- **AIM**
Each line containing the word "this" must be reported.

------ DATA PROVIDED ------

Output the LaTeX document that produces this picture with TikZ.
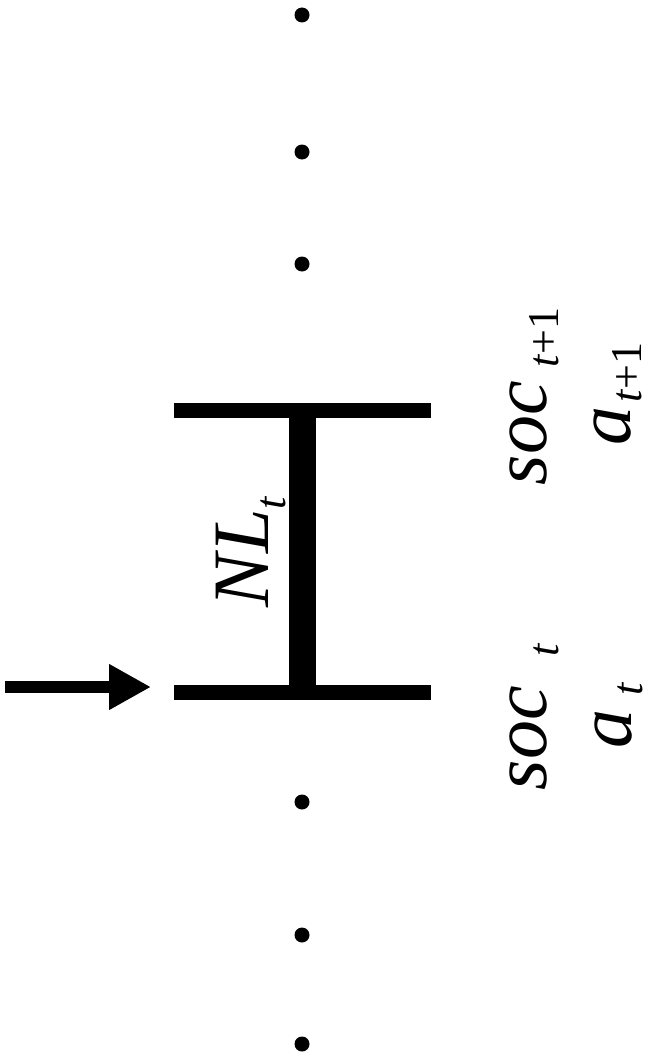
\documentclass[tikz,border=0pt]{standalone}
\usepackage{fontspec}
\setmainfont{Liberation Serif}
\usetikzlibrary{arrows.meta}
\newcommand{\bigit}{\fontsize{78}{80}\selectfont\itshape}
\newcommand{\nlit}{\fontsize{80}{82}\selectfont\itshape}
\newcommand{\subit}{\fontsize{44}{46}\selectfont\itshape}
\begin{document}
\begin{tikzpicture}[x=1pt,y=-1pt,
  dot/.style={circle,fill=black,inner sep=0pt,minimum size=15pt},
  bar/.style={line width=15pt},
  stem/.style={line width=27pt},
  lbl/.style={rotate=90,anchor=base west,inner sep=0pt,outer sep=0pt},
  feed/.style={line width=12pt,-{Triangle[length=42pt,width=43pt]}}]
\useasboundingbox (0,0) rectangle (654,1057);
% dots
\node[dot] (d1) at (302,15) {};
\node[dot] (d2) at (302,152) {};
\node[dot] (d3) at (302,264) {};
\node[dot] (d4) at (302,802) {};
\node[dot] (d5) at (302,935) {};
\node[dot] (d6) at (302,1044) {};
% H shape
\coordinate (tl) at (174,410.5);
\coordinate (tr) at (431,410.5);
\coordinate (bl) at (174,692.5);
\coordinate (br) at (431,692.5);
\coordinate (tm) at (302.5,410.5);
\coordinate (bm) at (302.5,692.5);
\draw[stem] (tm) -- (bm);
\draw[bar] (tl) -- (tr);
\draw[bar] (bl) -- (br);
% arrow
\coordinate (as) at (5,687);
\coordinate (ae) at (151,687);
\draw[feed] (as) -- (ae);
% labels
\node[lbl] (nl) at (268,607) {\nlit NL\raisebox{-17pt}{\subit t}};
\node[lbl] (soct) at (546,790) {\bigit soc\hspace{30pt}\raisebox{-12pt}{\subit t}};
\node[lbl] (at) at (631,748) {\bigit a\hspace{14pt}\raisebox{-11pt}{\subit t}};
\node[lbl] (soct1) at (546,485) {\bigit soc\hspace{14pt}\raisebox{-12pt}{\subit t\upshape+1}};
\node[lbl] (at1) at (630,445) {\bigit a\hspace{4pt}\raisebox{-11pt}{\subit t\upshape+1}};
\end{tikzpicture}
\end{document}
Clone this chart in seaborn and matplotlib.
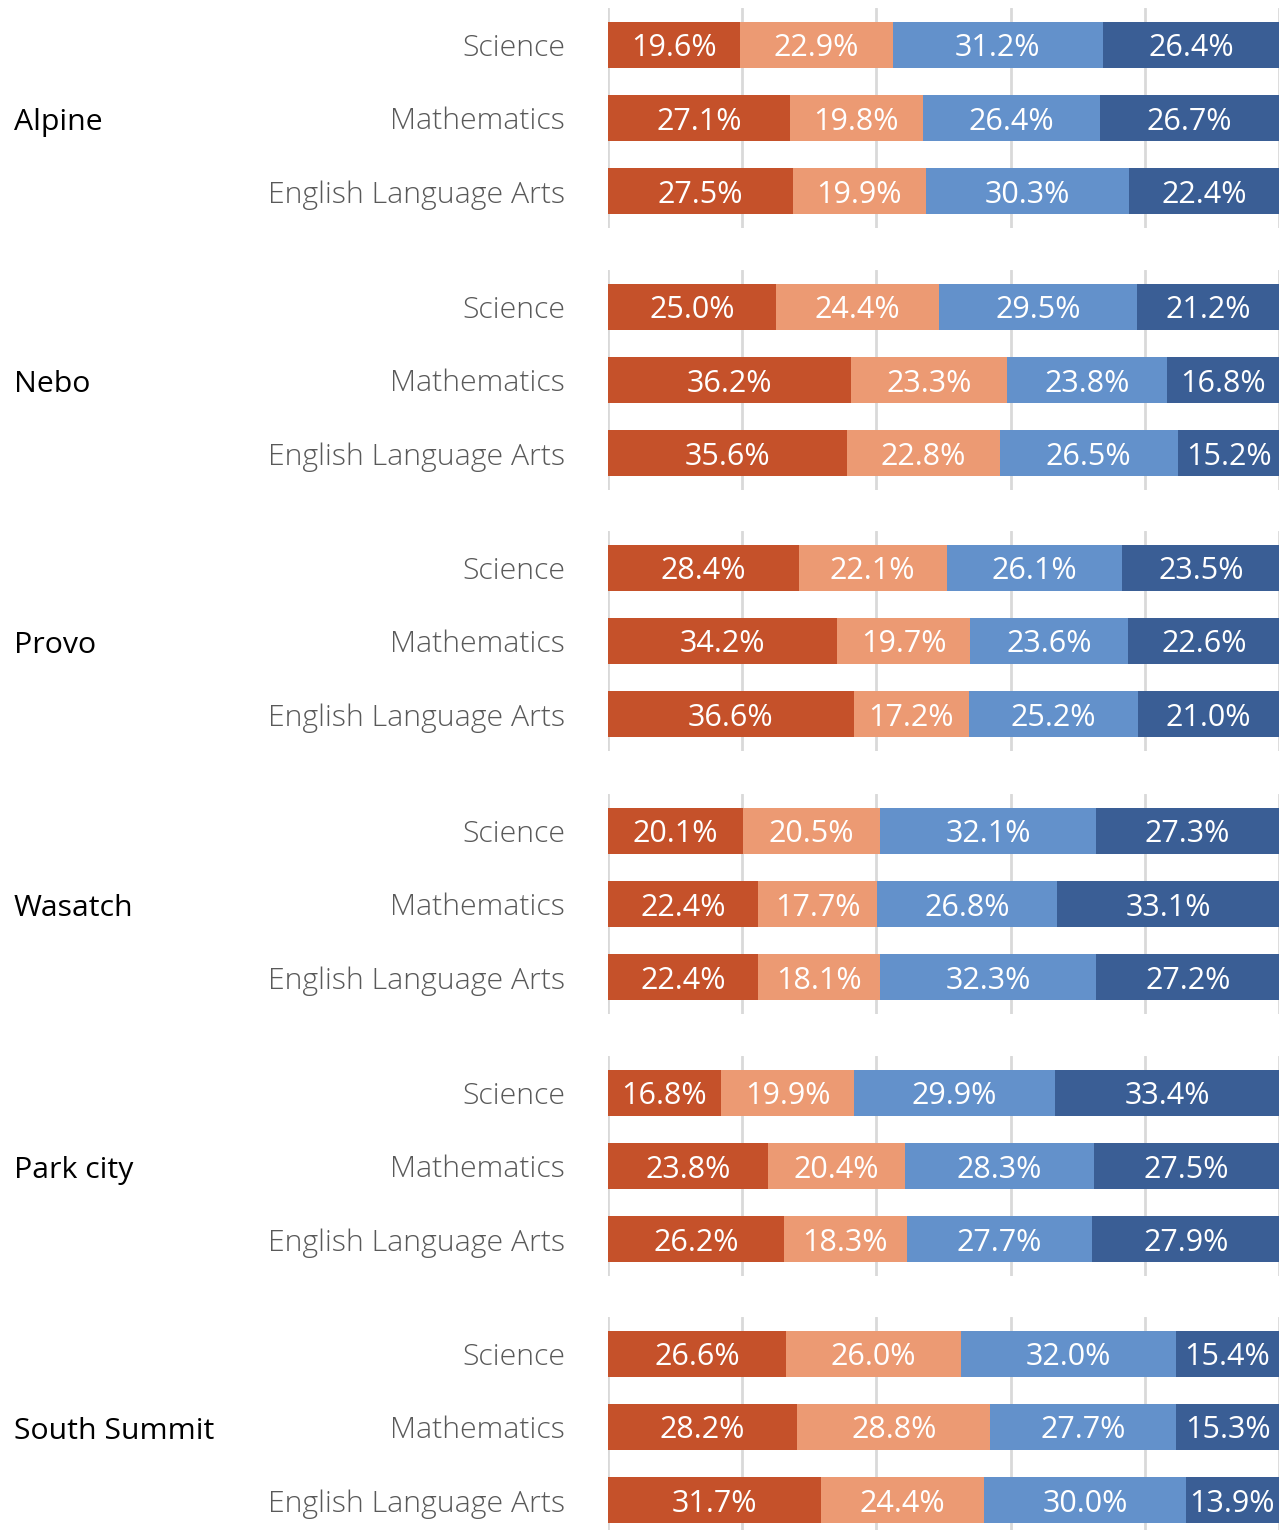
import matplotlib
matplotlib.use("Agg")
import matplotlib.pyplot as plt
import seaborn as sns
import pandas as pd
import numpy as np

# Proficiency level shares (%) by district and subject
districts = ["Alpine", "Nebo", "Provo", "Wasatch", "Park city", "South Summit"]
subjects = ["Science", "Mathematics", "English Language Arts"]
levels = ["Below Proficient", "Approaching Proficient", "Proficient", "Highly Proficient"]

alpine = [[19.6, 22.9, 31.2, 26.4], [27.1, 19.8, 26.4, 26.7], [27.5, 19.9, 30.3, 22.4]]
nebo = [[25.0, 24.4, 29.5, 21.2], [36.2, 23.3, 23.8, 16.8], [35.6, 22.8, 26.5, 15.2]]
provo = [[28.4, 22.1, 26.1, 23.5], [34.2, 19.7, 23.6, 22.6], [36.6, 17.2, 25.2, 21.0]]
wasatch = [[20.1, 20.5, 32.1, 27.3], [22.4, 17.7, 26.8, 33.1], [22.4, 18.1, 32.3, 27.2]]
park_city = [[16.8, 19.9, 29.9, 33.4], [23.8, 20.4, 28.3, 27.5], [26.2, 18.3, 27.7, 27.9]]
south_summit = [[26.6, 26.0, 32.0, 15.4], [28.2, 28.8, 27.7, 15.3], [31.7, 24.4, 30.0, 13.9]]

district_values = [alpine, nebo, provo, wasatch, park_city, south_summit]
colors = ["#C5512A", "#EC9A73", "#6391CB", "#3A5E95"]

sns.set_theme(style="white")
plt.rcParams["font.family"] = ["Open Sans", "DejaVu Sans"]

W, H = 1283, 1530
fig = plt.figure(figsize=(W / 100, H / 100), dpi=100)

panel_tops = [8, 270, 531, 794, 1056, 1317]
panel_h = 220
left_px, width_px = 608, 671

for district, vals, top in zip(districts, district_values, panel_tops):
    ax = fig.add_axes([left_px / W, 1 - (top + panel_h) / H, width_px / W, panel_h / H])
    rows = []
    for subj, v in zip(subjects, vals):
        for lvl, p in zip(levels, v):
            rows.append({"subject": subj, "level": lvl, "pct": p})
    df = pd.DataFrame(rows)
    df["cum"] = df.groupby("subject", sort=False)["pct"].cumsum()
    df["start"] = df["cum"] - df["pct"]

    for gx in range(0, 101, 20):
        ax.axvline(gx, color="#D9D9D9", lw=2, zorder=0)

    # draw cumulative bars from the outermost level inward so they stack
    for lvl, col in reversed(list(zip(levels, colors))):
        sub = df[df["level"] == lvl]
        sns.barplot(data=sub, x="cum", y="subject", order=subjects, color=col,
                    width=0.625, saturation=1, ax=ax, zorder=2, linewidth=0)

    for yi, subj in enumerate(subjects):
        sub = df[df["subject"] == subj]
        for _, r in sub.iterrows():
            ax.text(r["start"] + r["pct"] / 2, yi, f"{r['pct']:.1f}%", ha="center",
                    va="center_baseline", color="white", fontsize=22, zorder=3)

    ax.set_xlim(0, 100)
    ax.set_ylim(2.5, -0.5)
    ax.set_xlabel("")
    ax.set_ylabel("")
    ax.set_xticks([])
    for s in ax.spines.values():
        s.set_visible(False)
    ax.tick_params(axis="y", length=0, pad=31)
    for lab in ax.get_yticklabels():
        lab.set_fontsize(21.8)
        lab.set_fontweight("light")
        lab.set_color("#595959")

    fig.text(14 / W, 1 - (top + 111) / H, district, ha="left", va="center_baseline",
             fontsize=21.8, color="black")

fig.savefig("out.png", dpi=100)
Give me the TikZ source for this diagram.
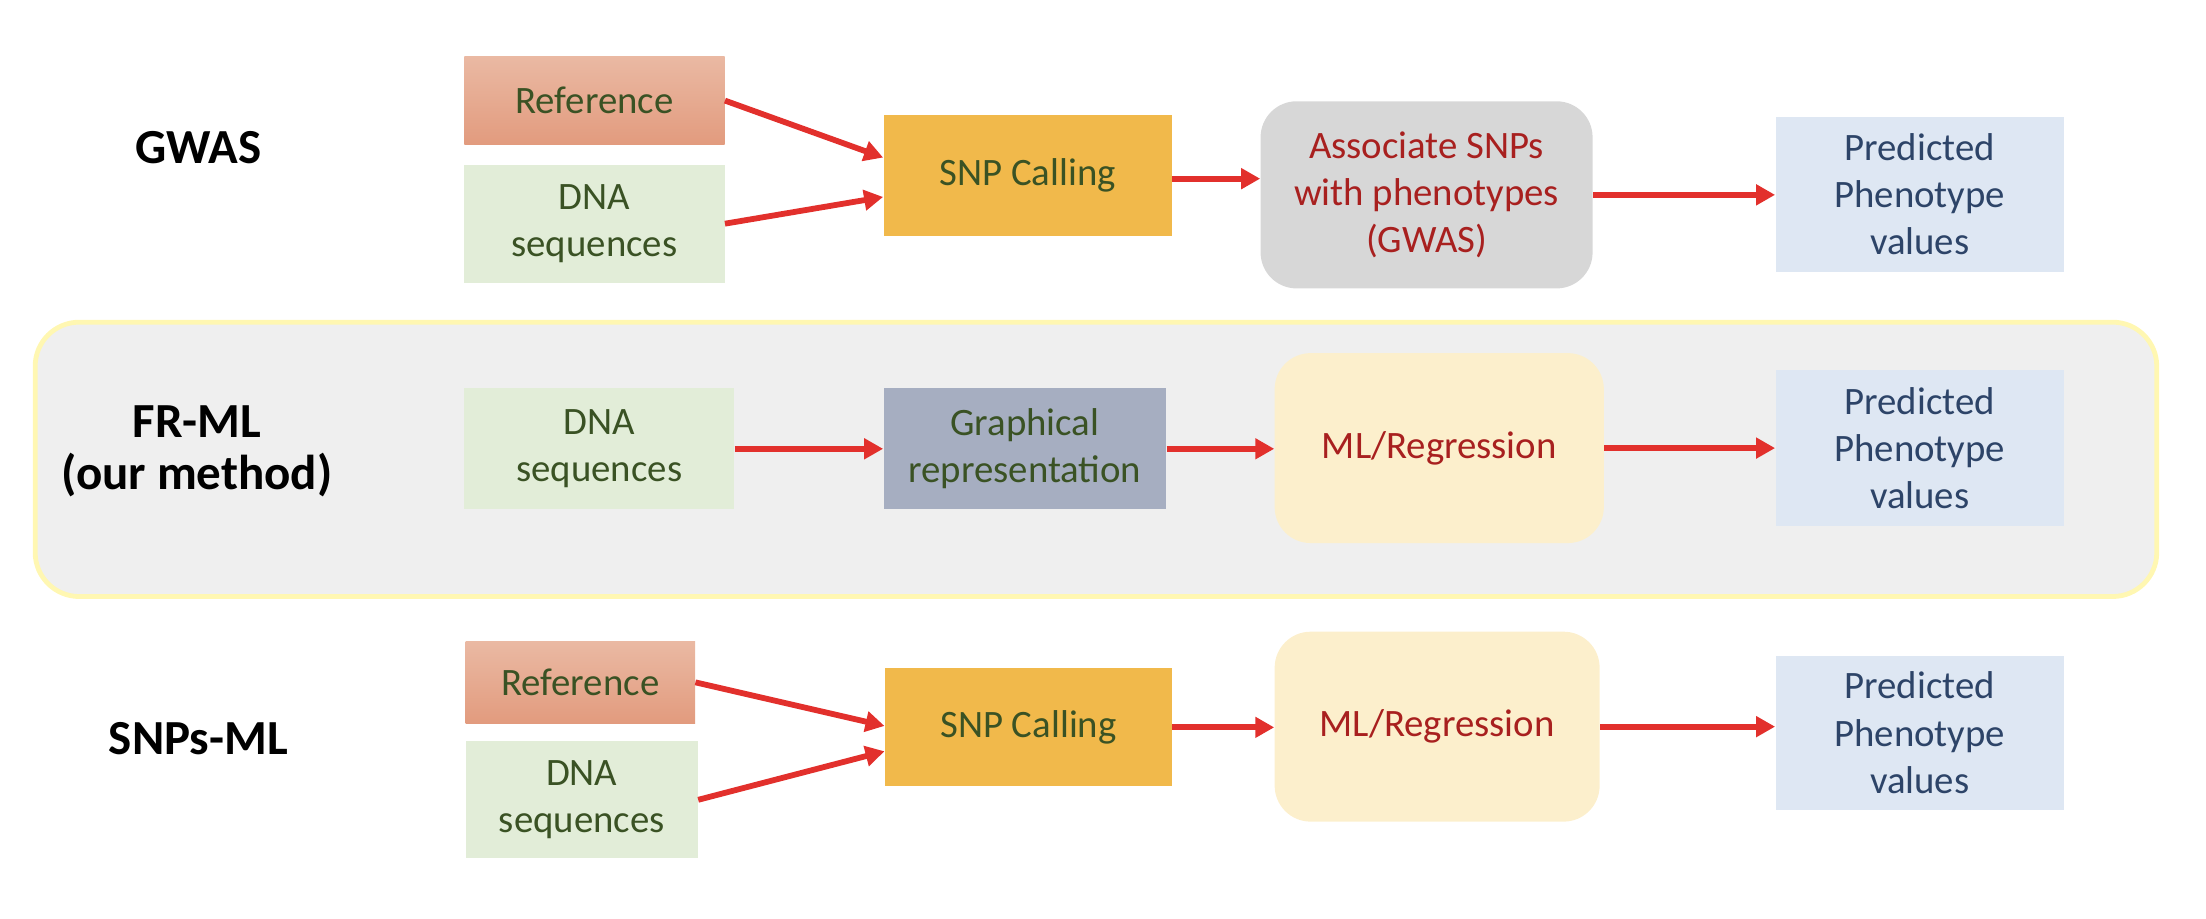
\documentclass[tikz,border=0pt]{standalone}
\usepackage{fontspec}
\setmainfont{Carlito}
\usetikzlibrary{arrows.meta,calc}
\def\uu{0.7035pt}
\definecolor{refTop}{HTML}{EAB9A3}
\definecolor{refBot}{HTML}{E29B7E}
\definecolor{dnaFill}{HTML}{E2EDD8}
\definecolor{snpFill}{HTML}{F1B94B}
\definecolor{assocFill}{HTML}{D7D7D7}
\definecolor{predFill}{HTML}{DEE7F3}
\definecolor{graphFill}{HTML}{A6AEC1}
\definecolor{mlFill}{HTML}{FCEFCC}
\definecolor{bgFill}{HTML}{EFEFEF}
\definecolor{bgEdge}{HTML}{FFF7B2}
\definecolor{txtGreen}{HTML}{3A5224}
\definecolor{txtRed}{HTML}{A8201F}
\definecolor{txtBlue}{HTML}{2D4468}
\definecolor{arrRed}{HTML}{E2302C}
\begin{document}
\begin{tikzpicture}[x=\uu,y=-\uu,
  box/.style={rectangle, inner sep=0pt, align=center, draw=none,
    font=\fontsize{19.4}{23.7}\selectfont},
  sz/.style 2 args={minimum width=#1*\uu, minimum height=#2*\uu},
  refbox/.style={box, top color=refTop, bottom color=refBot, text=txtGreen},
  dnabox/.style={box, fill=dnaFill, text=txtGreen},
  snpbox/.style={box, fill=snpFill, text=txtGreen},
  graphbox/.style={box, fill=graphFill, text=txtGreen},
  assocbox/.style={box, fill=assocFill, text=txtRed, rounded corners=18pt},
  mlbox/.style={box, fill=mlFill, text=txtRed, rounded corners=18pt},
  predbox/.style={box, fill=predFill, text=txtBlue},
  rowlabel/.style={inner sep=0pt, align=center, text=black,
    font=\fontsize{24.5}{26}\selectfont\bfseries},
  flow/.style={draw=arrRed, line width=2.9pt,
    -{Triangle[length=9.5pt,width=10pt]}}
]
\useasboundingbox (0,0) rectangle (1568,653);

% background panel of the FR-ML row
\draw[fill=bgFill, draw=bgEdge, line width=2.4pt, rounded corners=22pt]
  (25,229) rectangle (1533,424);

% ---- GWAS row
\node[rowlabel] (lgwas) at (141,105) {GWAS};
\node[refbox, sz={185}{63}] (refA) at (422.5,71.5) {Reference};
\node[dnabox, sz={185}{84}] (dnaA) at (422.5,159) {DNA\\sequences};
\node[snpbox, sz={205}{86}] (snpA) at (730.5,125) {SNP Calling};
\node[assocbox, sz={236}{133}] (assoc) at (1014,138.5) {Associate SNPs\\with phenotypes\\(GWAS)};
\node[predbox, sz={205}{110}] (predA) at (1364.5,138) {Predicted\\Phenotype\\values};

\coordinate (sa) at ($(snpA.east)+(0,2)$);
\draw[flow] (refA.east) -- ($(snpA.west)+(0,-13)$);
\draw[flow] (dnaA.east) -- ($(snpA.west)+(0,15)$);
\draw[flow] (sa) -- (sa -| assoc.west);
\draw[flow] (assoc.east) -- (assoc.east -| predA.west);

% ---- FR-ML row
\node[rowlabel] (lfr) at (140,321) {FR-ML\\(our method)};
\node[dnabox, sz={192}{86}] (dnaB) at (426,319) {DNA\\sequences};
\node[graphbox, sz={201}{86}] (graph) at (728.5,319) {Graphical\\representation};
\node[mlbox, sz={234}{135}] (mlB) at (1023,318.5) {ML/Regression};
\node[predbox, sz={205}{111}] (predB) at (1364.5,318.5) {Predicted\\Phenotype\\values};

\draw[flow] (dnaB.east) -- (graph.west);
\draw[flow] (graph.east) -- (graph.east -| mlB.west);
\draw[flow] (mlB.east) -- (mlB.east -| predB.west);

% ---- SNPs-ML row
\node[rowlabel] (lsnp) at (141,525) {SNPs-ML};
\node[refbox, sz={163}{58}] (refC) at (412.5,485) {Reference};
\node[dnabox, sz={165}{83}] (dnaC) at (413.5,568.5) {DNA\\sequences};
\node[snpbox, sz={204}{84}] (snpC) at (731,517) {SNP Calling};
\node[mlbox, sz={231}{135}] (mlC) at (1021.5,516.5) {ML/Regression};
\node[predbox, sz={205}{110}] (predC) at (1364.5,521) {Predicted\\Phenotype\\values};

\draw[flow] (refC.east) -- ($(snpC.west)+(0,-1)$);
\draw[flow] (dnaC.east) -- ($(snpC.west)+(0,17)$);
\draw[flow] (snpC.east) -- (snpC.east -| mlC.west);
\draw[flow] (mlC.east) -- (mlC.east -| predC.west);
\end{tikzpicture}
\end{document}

------

- **ANSWER TO THE EXERCISE**
Output the LaTeX document that produces this picture with TikZ.
Clone this chart in seaborn and matplotlib.
Give me the TikZ source for this diagram.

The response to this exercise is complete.